SUPPLIED DATA =>

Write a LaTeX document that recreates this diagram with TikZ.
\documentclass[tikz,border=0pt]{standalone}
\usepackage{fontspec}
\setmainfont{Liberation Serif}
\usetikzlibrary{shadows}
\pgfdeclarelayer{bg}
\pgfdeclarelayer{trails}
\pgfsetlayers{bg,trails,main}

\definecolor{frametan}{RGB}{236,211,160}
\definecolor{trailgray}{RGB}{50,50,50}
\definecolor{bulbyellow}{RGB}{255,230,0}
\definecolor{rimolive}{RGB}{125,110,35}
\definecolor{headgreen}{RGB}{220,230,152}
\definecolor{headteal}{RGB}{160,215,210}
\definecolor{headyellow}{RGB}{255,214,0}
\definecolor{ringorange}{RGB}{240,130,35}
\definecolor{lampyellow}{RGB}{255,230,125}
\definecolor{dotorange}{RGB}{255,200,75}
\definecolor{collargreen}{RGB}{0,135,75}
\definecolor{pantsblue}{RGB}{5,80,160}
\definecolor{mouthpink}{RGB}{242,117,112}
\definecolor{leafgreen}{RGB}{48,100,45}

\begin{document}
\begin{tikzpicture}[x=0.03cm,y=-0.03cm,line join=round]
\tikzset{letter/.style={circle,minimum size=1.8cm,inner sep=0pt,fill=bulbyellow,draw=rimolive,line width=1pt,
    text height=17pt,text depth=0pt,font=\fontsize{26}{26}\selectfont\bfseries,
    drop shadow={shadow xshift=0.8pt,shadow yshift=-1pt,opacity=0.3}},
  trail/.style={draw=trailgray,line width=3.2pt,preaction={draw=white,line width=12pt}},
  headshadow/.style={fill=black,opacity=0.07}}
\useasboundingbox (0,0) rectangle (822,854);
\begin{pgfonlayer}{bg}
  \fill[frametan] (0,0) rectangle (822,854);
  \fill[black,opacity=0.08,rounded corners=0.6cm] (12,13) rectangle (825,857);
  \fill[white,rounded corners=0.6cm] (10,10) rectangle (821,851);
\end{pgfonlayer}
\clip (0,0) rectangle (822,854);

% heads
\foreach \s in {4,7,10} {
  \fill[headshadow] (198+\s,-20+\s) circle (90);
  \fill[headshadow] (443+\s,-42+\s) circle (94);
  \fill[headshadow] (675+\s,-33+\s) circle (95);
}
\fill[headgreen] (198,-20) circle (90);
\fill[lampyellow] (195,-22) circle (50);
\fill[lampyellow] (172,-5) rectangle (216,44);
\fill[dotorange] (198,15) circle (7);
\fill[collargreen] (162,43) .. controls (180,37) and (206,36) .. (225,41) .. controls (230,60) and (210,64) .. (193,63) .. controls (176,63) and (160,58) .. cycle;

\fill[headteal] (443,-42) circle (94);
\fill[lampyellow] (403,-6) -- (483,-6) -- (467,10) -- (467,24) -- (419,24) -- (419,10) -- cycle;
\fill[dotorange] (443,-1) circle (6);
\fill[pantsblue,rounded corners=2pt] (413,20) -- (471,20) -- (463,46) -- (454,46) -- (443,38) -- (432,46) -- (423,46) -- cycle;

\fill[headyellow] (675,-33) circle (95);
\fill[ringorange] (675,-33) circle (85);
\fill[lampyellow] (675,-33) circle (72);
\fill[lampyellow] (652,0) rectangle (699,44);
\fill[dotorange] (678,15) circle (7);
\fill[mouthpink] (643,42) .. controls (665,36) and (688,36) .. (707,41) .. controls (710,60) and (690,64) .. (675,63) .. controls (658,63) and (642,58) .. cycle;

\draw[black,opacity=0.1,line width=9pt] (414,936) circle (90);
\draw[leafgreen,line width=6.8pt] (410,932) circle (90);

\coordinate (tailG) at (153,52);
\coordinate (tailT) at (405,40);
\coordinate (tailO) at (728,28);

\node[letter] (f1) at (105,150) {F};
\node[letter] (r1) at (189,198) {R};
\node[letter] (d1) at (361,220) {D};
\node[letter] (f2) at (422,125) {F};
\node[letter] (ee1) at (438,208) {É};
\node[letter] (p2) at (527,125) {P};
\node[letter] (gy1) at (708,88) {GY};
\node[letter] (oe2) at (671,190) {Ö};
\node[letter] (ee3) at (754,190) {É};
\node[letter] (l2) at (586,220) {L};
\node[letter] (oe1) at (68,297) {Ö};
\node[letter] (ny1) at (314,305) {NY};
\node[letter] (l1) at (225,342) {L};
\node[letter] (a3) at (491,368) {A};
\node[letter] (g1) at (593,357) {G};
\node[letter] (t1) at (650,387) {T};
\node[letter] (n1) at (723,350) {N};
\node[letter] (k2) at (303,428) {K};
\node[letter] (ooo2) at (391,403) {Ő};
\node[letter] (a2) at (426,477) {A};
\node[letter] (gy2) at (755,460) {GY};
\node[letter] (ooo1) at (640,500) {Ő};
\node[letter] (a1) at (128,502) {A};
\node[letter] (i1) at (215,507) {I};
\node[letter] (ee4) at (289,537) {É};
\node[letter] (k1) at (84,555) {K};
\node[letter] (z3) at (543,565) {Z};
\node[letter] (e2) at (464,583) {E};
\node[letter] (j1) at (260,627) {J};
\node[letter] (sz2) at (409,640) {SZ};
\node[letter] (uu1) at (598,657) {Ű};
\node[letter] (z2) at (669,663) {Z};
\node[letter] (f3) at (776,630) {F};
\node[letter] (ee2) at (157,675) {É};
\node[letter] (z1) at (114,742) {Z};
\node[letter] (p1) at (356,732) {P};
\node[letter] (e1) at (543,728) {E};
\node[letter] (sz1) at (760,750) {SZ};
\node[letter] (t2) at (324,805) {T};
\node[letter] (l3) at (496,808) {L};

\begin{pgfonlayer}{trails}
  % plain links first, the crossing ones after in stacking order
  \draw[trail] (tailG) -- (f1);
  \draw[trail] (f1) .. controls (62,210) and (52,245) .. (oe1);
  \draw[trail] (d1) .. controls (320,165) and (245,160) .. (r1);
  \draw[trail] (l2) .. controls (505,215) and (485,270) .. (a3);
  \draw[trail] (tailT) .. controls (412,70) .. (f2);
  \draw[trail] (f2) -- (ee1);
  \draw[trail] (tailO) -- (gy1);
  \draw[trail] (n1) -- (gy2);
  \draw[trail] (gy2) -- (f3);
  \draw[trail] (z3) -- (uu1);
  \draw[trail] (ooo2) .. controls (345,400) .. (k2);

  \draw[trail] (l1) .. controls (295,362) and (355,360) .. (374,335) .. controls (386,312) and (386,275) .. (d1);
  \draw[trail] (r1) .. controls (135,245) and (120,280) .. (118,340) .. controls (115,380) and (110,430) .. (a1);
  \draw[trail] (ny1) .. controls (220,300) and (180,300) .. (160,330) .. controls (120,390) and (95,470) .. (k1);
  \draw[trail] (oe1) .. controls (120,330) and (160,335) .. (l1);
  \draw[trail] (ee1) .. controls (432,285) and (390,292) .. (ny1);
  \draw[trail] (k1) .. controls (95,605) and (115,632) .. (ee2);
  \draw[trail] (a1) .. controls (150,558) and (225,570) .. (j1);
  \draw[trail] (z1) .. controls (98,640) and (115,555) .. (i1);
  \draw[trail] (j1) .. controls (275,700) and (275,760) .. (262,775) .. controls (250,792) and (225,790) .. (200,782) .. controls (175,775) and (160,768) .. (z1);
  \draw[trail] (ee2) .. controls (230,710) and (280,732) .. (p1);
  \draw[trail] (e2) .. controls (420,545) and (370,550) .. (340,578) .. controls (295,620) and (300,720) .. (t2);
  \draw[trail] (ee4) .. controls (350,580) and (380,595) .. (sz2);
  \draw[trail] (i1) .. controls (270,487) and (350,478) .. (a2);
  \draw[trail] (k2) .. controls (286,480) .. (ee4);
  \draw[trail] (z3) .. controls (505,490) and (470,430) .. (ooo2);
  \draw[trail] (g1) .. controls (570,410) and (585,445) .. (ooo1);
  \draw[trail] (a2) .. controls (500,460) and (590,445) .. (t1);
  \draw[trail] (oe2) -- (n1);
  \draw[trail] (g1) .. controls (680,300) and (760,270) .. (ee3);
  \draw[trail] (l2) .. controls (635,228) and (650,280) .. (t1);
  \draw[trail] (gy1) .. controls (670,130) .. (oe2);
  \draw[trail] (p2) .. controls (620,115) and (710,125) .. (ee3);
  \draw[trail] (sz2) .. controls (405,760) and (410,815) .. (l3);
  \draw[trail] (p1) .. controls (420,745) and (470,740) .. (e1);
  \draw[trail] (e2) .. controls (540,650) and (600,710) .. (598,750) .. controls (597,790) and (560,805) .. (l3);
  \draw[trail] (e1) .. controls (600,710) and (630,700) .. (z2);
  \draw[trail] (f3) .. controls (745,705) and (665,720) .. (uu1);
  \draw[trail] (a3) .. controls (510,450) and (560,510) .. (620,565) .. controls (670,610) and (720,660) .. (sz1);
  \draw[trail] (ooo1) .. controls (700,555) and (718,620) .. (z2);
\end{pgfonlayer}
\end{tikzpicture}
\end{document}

TASK BRIEF =>
Extract the first line above and each line after it up to and including the one with "(160,58) .. cycle;", please, exactly and with nothing else.

CORRECT RESULT =>
Write a LaTeX document that recreates this diagram with TikZ.
\documentclass[tikz,border=0pt]{standalone}
\usepackage{fontspec}
\setmainfont{Liberation Serif}
\usetikzlibrary{shadows}
\pgfdeclarelayer{bg}
\pgfdeclarelayer{trails}
\pgfsetlayers{bg,trails,main}

\definecolor{frametan}{RGB}{236,211,160}
\definecolor{trailgray}{RGB}{50,50,50}
\definecolor{bulbyellow}{RGB}{255,230,0}
\definecolor{rimolive}{RGB}{125,110,35}
\definecolor{headgreen}{RGB}{220,230,152}
\definecolor{headteal}{RGB}{160,215,210}
\definecolor{headyellow}{RGB}{255,214,0}
\definecolor{ringorange}{RGB}{240,130,35}
\definecolor{lampyellow}{RGB}{255,230,125}
\definecolor{dotorange}{RGB}{255,200,75}
\definecolor{collargreen}{RGB}{0,135,75}
\definecolor{pantsblue}{RGB}{5,80,160}
\definecolor{mouthpink}{RGB}{242,117,112}
\definecolor{leafgreen}{RGB}{48,100,45}

\begin{document}
\begin{tikzpicture}[x=0.03cm,y=-0.03cm,line join=round]
\tikzset{letter/.style={circle,minimum size=1.8cm,inner sep=0pt,fill=bulbyellow,draw=rimolive,line width=1pt,
    text height=17pt,text depth=0pt,font=\fontsize{26}{26}\selectfont\bfseries,
    drop shadow={shadow xshift=0.8pt,shadow yshift=-1pt,opacity=0.3}},
  trail/.style={draw=trailgray,line width=3.2pt,preaction={draw=white,line width=12pt}},
  headshadow/.style={fill=black,opacity=0.07}}
\useasboundingbox (0,0) rectangle (822,854);
\begin{pgfonlayer}{bg}
  \fill[frametan] (0,0) rectangle (822,854);
  \fill[black,opacity=0.08,rounded corners=0.6cm] (12,13) rectangle (825,857);
  \fill[white,rounded corners=0.6cm] (10,10) rectangle (821,851);
\end{pgfonlayer}
\clip (0,0) rectangle (822,854);

% heads
\foreach \s in {4,7,10} {
  \fill[headshadow] (198+\s,-20+\s) circle (90);
  \fill[headshadow] (443+\s,-42+\s) circle (94);
  \fill[headshadow] (675+\s,-33+\s) circle (95);
}
\fill[headgreen] (198,-20) circle (90);
\fill[lampyellow] (195,-22) circle (50);
\fill[lampyellow] (172,-5) rectangle (216,44);
\fill[dotorange] (198,15) circle (7);
\fill[collargreen] (162,43) .. controls (180,37) and (206,36) .. (225,41) .. controls (230,60) and (210,64) .. (193,63) .. controls (176,63) and (160,58) .. cycle;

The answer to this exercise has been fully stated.